Mesajı Okuyun
Old 06-09-2010, 09:39   #19
Muhsin KOÇAK

 
Varsayılan

cebri icra, bir hakkın alımına yönelik yasal erkin kullanımı ise de, amacını aşması, borçluyu zor duruma düşümesi, aşkın durumda ısılarla kalınması, borçlunun zararına olması... alacaklının kasıtlı ve borçluyu manevi bir zarara uğratmış olacağı gibi kamu vicdanı ile yasanın konuluş amacına da aykırı olduğu görüşüne katılıyorum, iç hukukumuzda bir manevi tazminat nedeni sayılmamamkla birlikte, AİHM de aksine bir karar verilebileceği kanaatini taşıyor ve sayın Nilgün Altındağ'ın görüşüne katılıyorum.

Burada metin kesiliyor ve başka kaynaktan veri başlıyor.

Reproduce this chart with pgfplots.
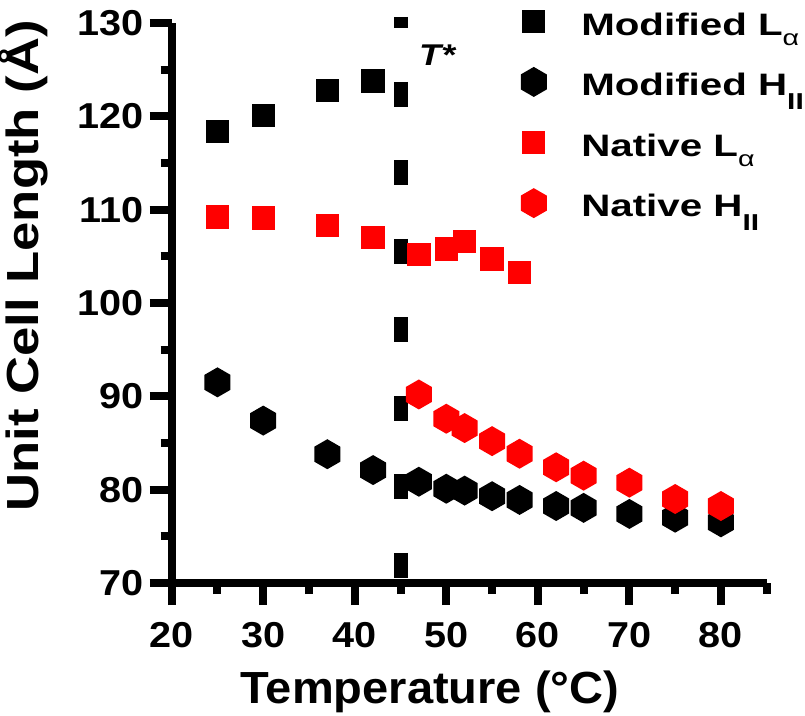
\documentclass[border=0pt]{standalone}
\usepackage{fontspec}
\setmainfont{Liberation Sans}
\newfontfamily\tickfont{Liberation Sans}[FakeStretch=1.1]
\newfontfamily\legfont{Liberation Sans}[FakeStretch=1.3]
\newfontfamily\xlabfont{Liberation Sans}[FakeStretch=1.045]
\newfontfamily\ylabfont{Liberation Sans}[FakeStretch=1.17]
\newfontfamily\tfont{Liberation Sans}[FakeStretch=1.2]
\usepackage{pgfplots}
\pgfplotsset{compat=1.18}

\pgfdeclareplotmark{sqf}{%
  \pgfpathrectangle{\pgfpoint{-\pgfplotmarksize}{-\pgfplotmarksize}}{\pgfpoint{2\pgfplotmarksize}{2\pgfplotmarksize}}%
  \pgfusepathqfill}
\pgfdeclareplotmark{hexf}{%
  \pgfpathmoveto{\pgfpointpolar{90}{\pgfplotmarksize}}%
  \pgfpathlineto{\pgfpointpolar{150}{\pgfplotmarksize}}%
  \pgfpathlineto{\pgfpointpolar{210}{\pgfplotmarksize}}%
  \pgfpathlineto{\pgfpointpolar{270}{\pgfplotmarksize}}%
  \pgfpathlineto{\pgfpointpolar{330}{\pgfplotmarksize}}%
  \pgfpathlineto{\pgfpointpolar{30}{\pgfplotmarksize}}%
  \pgfpathclose
  \pgfusepathqfill}

\newcommand{\subA}{\raisebox{-10pt}{\fontsize{22}{22}\selectfont\mdseries α}}
\newcommand{\subII}{\raisebox{-13.7pt}{\fontsize{23}{23}\selectfont\bfseries II}}

\begin{document}
\begin{tikzpicture}
\useasboundingbox (0,0) rectangle (805pt,715pt);
\begin{axis}[
  at={(171.7pt,132pt)}, anchor=south west,
  scale only axis, width=595pt, height=560pt,
  xmin=20, xmax=85, ymin=70, ymax=130,
  clip=false,
  axis x line*=bottom, axis y line*=left,
  axis line style={-, line width=8pt},
  xtick={20,30,...,80}, ytick={70,80,...,130},
  minor xtick={25,35,...,85}, minor ytick={75,85,...,125},
  tick align=outside,
  major tick length=22pt, minor tick length=11pt,
  tick style={black, line width=8pt},
  /pgf/number format/assume math mode=true,
  ticklabel style={font=\tickfont\bfseries\fontsize{36}{36}\selectfont, inner sep=0pt},
  yticklabel style={anchor=east, xshift=-5.7pt},
  xticklabel style={anchor=north, yshift=-17pt},
  xlabel={Temperature (°C)},
  ylabel={Unit Cell Length (Å)},
  xlabel style={at={(axis description cs:0.434,-0.215)}, anchor=base, inner sep=0pt, font=\xlabfont\bfseries\fontsize{45}{45}\selectfont},
  ylabel style={at={(axis description cs:-0.2242,0.566)}, anchor=base, inner sep=0pt, font=\ylabfont\bfseries\fontsize{45}{45}\selectfont},
  legend cell align=left,
  legend style={at={(axis description cs:0.5867,1.0321)}, anchor=north west, draw=none, fill=none,
    inner sep=0pt, outer sep=0pt, row sep=0pt, column sep=34.5pt,
    font=\legfont\bfseries\fontsize{31}{31}\selectfont,
    nodes={inner sep=0pt, text height=30pt, text depth=30.6pt}},
  legend image code/.code={\draw[#1] plot[only marks] coordinates {(0pt,14pt)};},
]
\addplot[only marks, color=black, mark=sqf, mark size=11.67pt] coordinates {
(25,118.4) (30,120.1) (37,122.8) (42,123.8)};
\addlegendentry{Modified L\subA}
\addplot[only marks, color=black, mark=hexf, mark size=15pt] coordinates {
(25,91.5) (30,87.4) (37,83.8) (42,82.1) (47,80.85) (50,80.1) (52,79.9) (55,79.3) (58,78.9) (62,78.25) (65,78.05) (70,77.4) (75,77.0) (80,76.5)};
\addlegendentry{Modified H\subII}
\addplot[only marks, color=red, mark=sqf, mark size=11.67pt] coordinates {
(25,109.2) (30,109.1) (37,108.3) (42,107.05) (47,105.2) (50,105.8) (52,106.6) (55,104.7) (58,103.3)};
\addlegendentry{Native L\subA}
\addplot[only marks, color=red, mark=hexf, mark size=15pt] coordinates {
(47,90.2) (50,87.6) (52,86.6) (55,85.2) (58,83.85) (62,82.4) (65,81.5) (70,80.75) (75,79.0) (80,78.25)};
\addlegendentry{Native H\subII}
\addplot[forget plot, no markers, black, line width=14pt, dash pattern=on 25pt off 53.5pt, dash phase=13.5pt] coordinates {(45,130.65) (45,70)};
\node[anchor=base west, inner sep=0pt, font=\tfont\bfseries\itshape\fontsize{30}{30}\selectfont] at (axis cs:47,125.5) {T*};
\end{axis}
\end{tikzpicture}
\end{document}
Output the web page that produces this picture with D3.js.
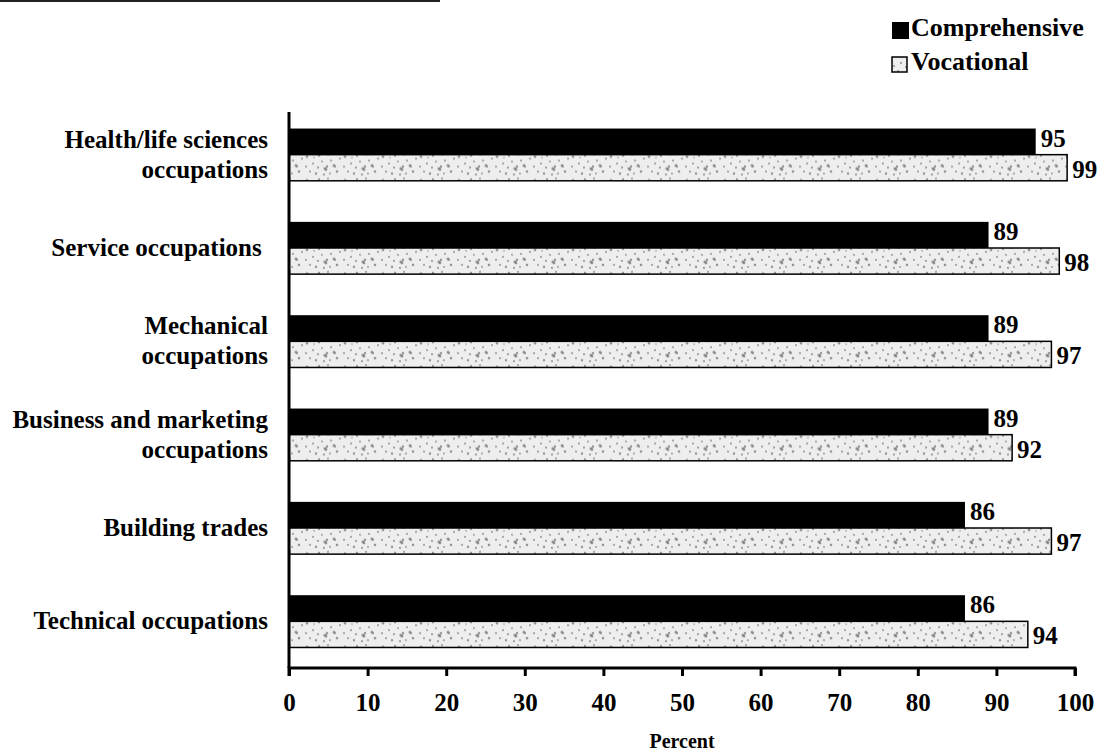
<!DOCTYPE html>
<html>
<head>
<meta charset="utf-8">
<script src="https://cdn.jsdelivr.net/npm/d3@7/dist/d3.min.js"></script>
<style>
  html, body { margin: 0; padding: 0; background: #fff; }
  svg { display: block; }
  text { font-family: "Liberation Serif", "Times New Roman", serif; font-weight: bold; fill: #000; }
</style>
</head>
<body>
<svg id="chart" width="1098" height="753"></svg>
<script>
// Occupational program areas (top to bottom), label lines
const categories = [
  ["Health/life sciences", "occupations"],
  ["Service occupations "],
  ["Mechanical", "occupations"],
  ["Business and marketing", "occupations"],
  ["Building trades"],
  ["Technical occupations"]
];
const seriesNames = ["Comprehensive", "Vocational"];
const comprehensive = [95, 89, 89, 89, 86, 86];
const vocational = [99, 98, 97, 92, 97, 94];
const xTicks = [0, 10, 20, 30, 40, 50, 60, 70, 80, 90, 100];
const xTitle = "Percent";

const svg = d3.select("#chart");
const m = { left: 289, right: 1075, top: 108, bottom: 668 };

// Stippled light fill for the vocational bars
const defs = svg.append("defs");
const pat = defs.append("pattern")
  .attr("id", "stipple")
  .attr("patternUnits", "userSpaceOnUse")
  .attr("width", 38).attr("height", 24);
pat.append("rect").attr("width", 38).attr("height", 24).attr("fill", "#eeeeee");
const dots = [[3,4,1.4],[9,11,1],[15,3,1.2],[21,16,1.6],[27,8,1],[33,19,1.3],[6,19,1],[12,21,1.2],
              [18,9,0.9],[24,2,1],[30,13,1.5],[36,6,1],[2,14,1],[14,15,1.1],[26,21,0.9],[20,22,1.1],
              [22,17,1.4],[23,14,1.2],[31,14,1.1],[10,5,0.8]];
pat.selectAll("circle").data(dots).join("circle")
  .attr("cx", d => d[0]).attr("cy", d => d[1]).attr("r", d => d[2])
  .attr("fill", "#7a7a7a").attr("opacity", 0.8);

// Rule along the top edge
svg.append("line")
  .attr("x1", 0).attr("x2", 440).attr("y1", 1).attr("y2", 1)
  .attr("stroke", "#222").attr("stroke-width", 2);

const x = d3.scaleLinear().domain([0, 100]).range([m.left, m.right]);
const y = d3.scaleBand()
  .domain(d3.range(categories.length))
  .range([m.top, m.bottom])
  .paddingInner(0.44).paddingOuter(0.22);
const ySub = d3.scaleBand().domain(seriesNames).range([0, y.bandwidth()]);

const rows = categories.map((c, i) => ({ i, label: c, values: [comprehensive[i], vocational[i]] }));

const grp = svg.append("g").selectAll("g.grp").data(rows).join("g")
  .attr("class", "grp")
  .attr("transform", d => `translate(0,${y(d.i)})`);

grp.selectAll("rect").data(d => d.values.map((v, k) => ({ v, k }))).join("rect")
  .attr("x", x(0))
  .attr("y", d => ySub(seriesNames[d.k]))
  .attr("width", d => x(d.v) - x(0))
  .attr("height", ySub.bandwidth())
  .attr("fill", d => d.k === 0 ? "#000" : "url(#stipple)")
  .attr("stroke", d => d.k === 0 ? "none" : "#000")
  .attr("stroke-width", 1.5);

// Value labels at bar ends
grp.selectAll("text.val").data(d => d.values.map((v, k) => ({ v, k }))).join("text")
  .attr("class", "val")
  .attr("x", d => x(d.v) + 5)
  .attr("y", d => ySub(seriesNames[d.k]) + ySub.bandwidth() / 2 + (d.k === 0 ? 5 : 10))
  .attr("font-size", 25)
  .text(d => d.v);

// Category labels
grp.append("text")
  .attr("class", "cat")
  .attr("text-anchor", "end")
  .attr("font-size", 25)
  .attr("xml:space", "preserve")
  .style("white-space", "pre")
  .each(function (d) {
    const t = d3.select(this);
    const n = d.label.length;
    const lh = 30;
    const c = y.bandwidth() / 2;
    d.label.forEach((line, j) => {
      t.append("tspan")
        .attr("x", 268)
        .attr("y", c + 8 + (j - (n - 1) / 2) * lh)
        .text(line);
    });
  });

// Axes
const xAxis = d3.axisBottom(x).tickValues(xTicks).tickSize(8).tickPadding(17).tickFormat(d3.format("d"));
const ax = svg.append("g").attr("transform", `translate(0,${m.bottom})`).call(xAxis);
ax.select(".domain").attr("stroke", "#000").attr("stroke-width", 3)
  .attr("d", `M${m.left},8V0H${m.right}V8`);
ax.selectAll(".tick line").attr("stroke", "#000").attr("stroke-width", 3);
ax.selectAll(".tick text")
  .attr("font-size", 25)
  .style("font-family", '"Liberation Serif", "Times New Roman", serif')
  .style("font-weight", "bold")
  .attr("fill", "#000");

svg.append("line")
  .attr("x1", m.left).attr("x2", m.left)
  .attr("y1", 112).attr("y2", m.bottom)
  .attr("stroke", "#000").attr("stroke-width", 3);

svg.append("text")
  .attr("x", (m.left + m.right) / 2).attr("y", 748)
  .attr("text-anchor", "middle").attr("font-size", 20)
  .text(xTitle);

// Legend
const legend = svg.append("g").attr("transform", "translate(892,18)");
seriesNames.forEach((name, k) => {
  const row = legend.append("g").attr("transform", `translate(0,${k * 34})`);
  row.append("rect")
    .attr("x", 0).attr("y", k === 0 ? 4 : 5)
    .attr("width", k === 0 ? 17 : 15).attr("height", k === 0 ? 17 : 15)
    .attr("fill", k === 0 ? "#000" : "url(#stipple)")
    .attr("stroke", k === 0 ? "none" : "#000").attr("stroke-width", 1.5);
  row.append("text").attr("x", 19).attr("y", 18).attr("font-size", 26).text(name);
});
</script>
</body>
</html>
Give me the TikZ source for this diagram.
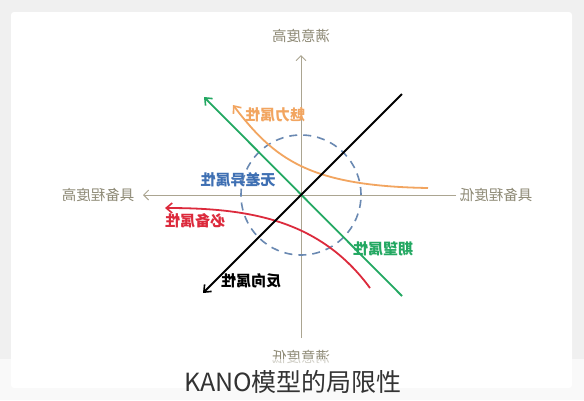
\documentclass[tikz,border=0pt]{standalone}
\usepackage{graphicx}
\usepackage{fontspec}
\setmainfont{Noto Sans CJK SC}
\usetikzlibrary{arrows.meta}
\definecolor{axisgray}{HTML}{ABA591}
\definecolor{labelgray}{HTML}{8E8A76}
\definecolor{meiliorange}{HTML}{F2A560}
\definecolor{qiwanggreen}{HTML}{23A862}
\definecolor{bibeired}{HTML}{DC2A3C}
\definecolor{wuchablue}{HTML}{6A89B2}
\definecolor{wuchatext}{HTML}{3F70B3}

\begin{document}
\begin{tikzpicture}[x=1pt,y=-1pt,
  axis/.style={draw=axisgray, line width=0.9pt},
  axislabel/.style={text=labelgray, font=\fontsize{14.5}{16}\selectfont, inner sep=0pt},
  curve/.style={line width=1.8pt, -{Straight Barb[length=6pt,width=10pt,line width=1.6pt]}},
  attr/.style={font=\fontsize{15}{17}\selectfont\bfseries, inner sep=0pt}]
\useasboundingbox (0,0) rectangle (584,400);
\fill[black!6] (0,0) rectangle (584,400);
\fill[white, rounded corners=3pt] (11,12) rectangle (572,388);

\coordinate (O) at (301,195);
\coordinate (T) at (301,55);
\coordinate (B) at (301,338);
\coordinate (L) at (143,195);
\coordinate (R) at (456,195);
\coordinate (K1) at (402,94);
\coordinate (K2) at (203,293);
\coordinate (G1) at (402,296);
\coordinate (G2) at (204,97);

% axes
\draw[axis, -{Straight Barb[length=5pt,width=10pt]}] (B) -- (T);
\draw[axis, -{Straight Barb[length=5pt,width=10pt]}] (R) -- (L);

% indifferent zone
\draw[wuchablue, line width=1.6pt, dash pattern=on 8pt off 6pt] (O) circle [radius=60pt];

\draw[curve, color=meiliorange] (428,188) .. controls (310,186) and (275,160) .. (233,105);
\draw[curve, color=bibeired] (370,288) .. controls (320,220) and (250,208) .. (165,208);
\draw[curve, color=qiwanggreen] (G1) -- (G2);
\draw[curve, color=black] (K1) -- (K2);

\node[axislabel] (up) at (301,36) {\reflectbox{满意度高}};
\node[axislabel] (down) at (301,357) {\reflectbox{满意度低}};
\node[axislabel] (left) at (98,195) {\reflectbox{具备程度高}};
\node[axislabel] (right) at (496,195) {\reflectbox{具备程度低}};

\node[attr, text=meiliorange] (meili) at (275,115) {\reflectbox{魅力属性}};
\node[attr, text=wuchatext] (wucha) at (238,180) {\reflectbox{无差异属性}};
\node[attr, text=bibeired] (bibei) at (195,221) {\reflectbox{必备属性}};
\node[attr, text=qiwanggreen] (qiwang) at (383,249) {\reflectbox{期望属性}};
\node[attr, text=black] (fanxiang) at (251,281) {\reflectbox{反向属性}};

% caption strip
\fill[white, opacity=0.6] (0,359) rectangle (584,400);
\node[text=black!80, font=\fontsize{25}{28}\selectfont, inner sep=0pt] (caption) at (293,382) {KANO模型的局限性};
\end{tikzpicture}
\end{document}
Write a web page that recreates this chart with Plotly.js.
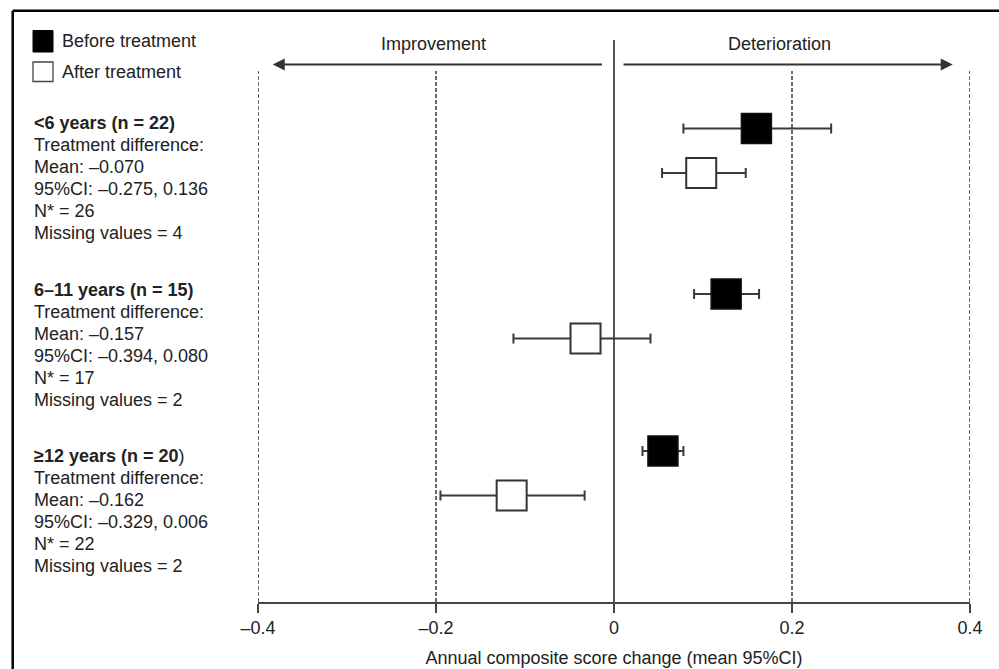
<!DOCTYPE html>
<html>
<head>
<meta charset="utf-8">
<script src="https://cdn.plot.ly/plotly-3.0.1.min.js"></script>
<style>html,body{margin:0;padding:0;background:#fff;}#chart{width:999px;height:669px;}</style>
</head>
<body>
<div id="chart"></div>
<script>
// ---- data ----
const groupLabels = ['&lt;6 years (n = 22)', '6–11 years (n = 15)', '≥12 years (n = 20'];
const groupLabelTail = ['', '', ')'];
const diffMean = ['–0.070', '–0.157', '–0.162'];
const diffCI = ['–0.275, 0.136', '–0.394, 0.080', '–0.329, 0.006'];
const nStar = [26, 17, 22];
const missingValues = [4, 2, 2];

const beforeMean = [0.160, 0.126, 0.055];
const beforeLo   = [0.078, 0.090, 0.032];
const beforeHi   = [0.244, 0.163, 0.078];

const afterMean = [0.098, -0.032, -0.115];
const afterLo   = [0.054, -0.113, -0.195];
const afterHi   = [0.148, 0.041, -0.033];

const tickVals = [-0.4, -0.2, 0, 0.2, 0.4];
const tickLabels = ['–0.4', '–0.2', '0', '0.2', '0.4'];
const seriesNames = ['Before treatment', 'After treatment'];
const axisTitle = 'Annual composite score change (mean 95%CI)';
const sideLabels = ['Improvement', 'Deterioration'];

// ---- layout helpers ----
const W = 999, H = 669;
const M = {l: 258, r: 29, t: 40, b: 67};
const PW = W - M.l - M.r, PH = H - M.t - M.b;
const px = x => (x - M.l) / PW;          // pixel -> paper x
const py = y => (H - M.b - y) / PH;      // pixel -> paper y
const FONT = 'Liberation Sans, Arial, Helvetica, sans-serif';
const TXT = '#222';

// vertical placement of the three groups (layout, in y-axis units)
const groupPos = [0, 1.028, 2.003];
const afterOffset = 0.2764;

const traces = [
  {
    type: 'scatter', mode: 'markers', name: seriesNames[0], showlegend: false,
    x: beforeMean, y: groupPos,
    error_x: {type: 'data', symmetric: false,
      array: beforeHi.map((h, i) => h - beforeMean[i]),
      arrayminus: beforeLo.map((l, i) => beforeMean[i] - l),
      color: '#3a3a3a', thickness: 2, width: 5},
    marker: {symbol: 'square', size: 30, color: '#000', line: {color: '#111', width: 1.5}},
    hoverinfo: 'x'
  },
  {
    type: 'scatter', mode: 'markers', name: seriesNames[1], showlegend: false,
    x: afterMean, y: groupPos.map(g => g + afterOffset),
    error_x: {type: 'data', symmetric: false,
      array: afterHi.map((h, i) => h - afterMean[i]),
      arrayminus: afterLo.map((l, i) => afterMean[i] - l),
      color: '#3a3a3a', thickness: 2, width: 5},
    marker: {symbol: 'square', size: 30, color: '#fff', line: {color: '#333', width: 2}},
    hoverinfo: 'x'
  }
];

const shapes = [];
const annotations = [];

// vertical reference lines
tickVals.forEach(v => {
  if (v === 0) {
    shapes.push({type: 'line', xref: 'x', yref: 'paper', x0: v, x1: v, y0: 0, y1: 1,
      line: {color: '#444', width: 1.8}, layer: 'below'});
  } else {
    shapes.push({type: 'line', xref: 'x', yref: 'paper', x0: v, x1: v, y0: 0, y1: py(71),
      line: {color: '#444', width: 1.6, dash: '4px,2px'}, layer: 'below'});
  }
});

// outer frame (top and left edges visible)
shapes.push({type: 'line', xref: 'paper', yref: 'paper', x0: px(12.7), x1: px(1010), y0: py(10.7), y1: py(10.7), line: {color: '#000', width: 2.5}});
shapes.push({type: 'line', xref: 'paper', yref: 'paper', x0: px(12.7), x1: px(12.7), y0: py(10.7), y1: py(690), line: {color: '#000', width: 2.5}});

// custom legend
shapes.push({type: 'rect', xref: 'paper', yref: 'paper', x0: px(33), x1: px(53), y0: py(30.5), y1: py(52), fillcolor: '#000', line: {color: '#000', width: 1}});
shapes.push({type: 'rect', xref: 'paper', yref: 'paper', x0: px(33), x1: px(53), y0: py(62), y1: py(81.5), fillcolor: '#fff', line: {color: '#444', width: 1.3}});
annotations.push({xref: 'paper', yref: 'paper', x: px(59.5), y: py(41.5), xanchor: 'left', yanchor: 'middle', showarrow: false, text: seriesNames[0], font: {family: FONT, size: 18, color: TXT}});
annotations.push({xref: 'paper', yref: 'paper', x: px(59.5), y: py(71.5), xanchor: 'left', yanchor: 'middle', showarrow: false, text: seriesNames[1], font: {family: FONT, size: 18, color: TXT}});

// group text blocks
const groupTop = [123.3, 289.5, 456];
const lineGap = 22;
groupLabels.forEach((g, i) => {
  const lines = [
    '<b>' + g + '</b>' + groupLabelTail[i],
    'Treatment difference:',
    'Mean: ' + diffMean[i],
    '95%CI: ' + diffCI[i],
    'N* = ' + nStar[i],
    'Missing values = ' + missingValues[i]
  ];
  lines.forEach((t, k) => {
    annotations.push({xref: 'paper', yref: 'paper', x: px(31.5), y: py(groupTop[i] + k * lineGap),
      xanchor: 'left', yanchor: 'middle', showarrow: false, text: t,
      font: {family: FONT, size: 18, color: TXT}});
  });
});

// direction arrows and labels
annotations.push({xref: 'x', yref: 'paper', x: -0.3834, y: py(64.5), ax: 330.7, ay: 0, text: '', showarrow: true,
  arrowhead: 2, arrowsize: 1.2, arrowwidth: 2, arrowcolor: '#333', standoff: 0, startstandoff: 0});
annotations.push({xref: 'x', yref: 'paper', x: 0.3806, y: py(64.5), ax: -330.7, ay: 0, text: '', showarrow: true,
  arrowhead: 2, arrowsize: 1.2, arrowwidth: 2, arrowcolor: '#333', standoff: 0, startstandoff: 0});
annotations.push({xref: 'paper', yref: 'paper', x: px(433), y: py(44), xanchor: 'center', yanchor: 'middle', showarrow: false,
  text: sideLabels[0], font: {family: FONT, size: 18, color: TXT}});
annotations.push({xref: 'paper', yref: 'paper', x: px(779), y: py(44), xanchor: 'center', yanchor: 'middle', showarrow: false,
  text: sideLabels[1], font: {family: FONT, size: 18, color: TXT}});

const layout = {
  width: W, height: H,
  margin: M,
  paper_bgcolor: '#fff', plot_bgcolor: '#fff',
  showlegend: false,
  font: {family: FONT, size: 18, color: TXT},
  xaxis: {
    range: [-0.4, 0.4], tickvals: tickVals, ticktext: tickLabels,
    showgrid: false, zeroline: false, showline: true, linecolor: '#444', linewidth: 1.8,
    ticks: 'outside', ticklen: 9, tickwidth: 1.6, tickcolor: '#444',
    tickfont: {family: FONT, size: 18, color: TXT},
    title: {text: axisTitle, font: {family: FONT, size: 18, color: TXT}, standoff: 14},
    fixedrange: true
  },
  yaxis: {
    range: [2.941, -0.5497], visible: false, showgrid: false, zeroline: false, fixedrange: true
  },
  shapes: shapes,
  annotations: annotations
};

Plotly.newPlot('chart', traces, layout, {displayModeBar: false, staticPlot: true});
</script>
</body>
</html>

Alacaklının amacı sadece alacağının tahsili ise şayet borca yeterli varlığın haczi, paraya çevrilmesi ile alacağının tahsilini sağlamak olmalıdır, bu amacı aşan bir uygulamada direnilmesi hukuka aykırı kamu vicdanında rahatsızlık verici bir uygulamadır. alacaklının her ne kadar satış ismeme zorunluluğunun olmadığı durumu ise gayrimenkul malların haczinden itibaren 2 yıl içinde satış istenmemesi durumu haczin düşmesine sebep olacağından borçlunun da bu süreden sonra lehine olduğunu düşünmek gerek. satışın istenmemesi ile haczin düşürülmesini talep edip, kötü niyetli davranışına istinaden alacaklı aleyhine tazminat davası alışabilmeli, iç hukukumzda reddedilmesi halinde AİHM' e gidilmelidir.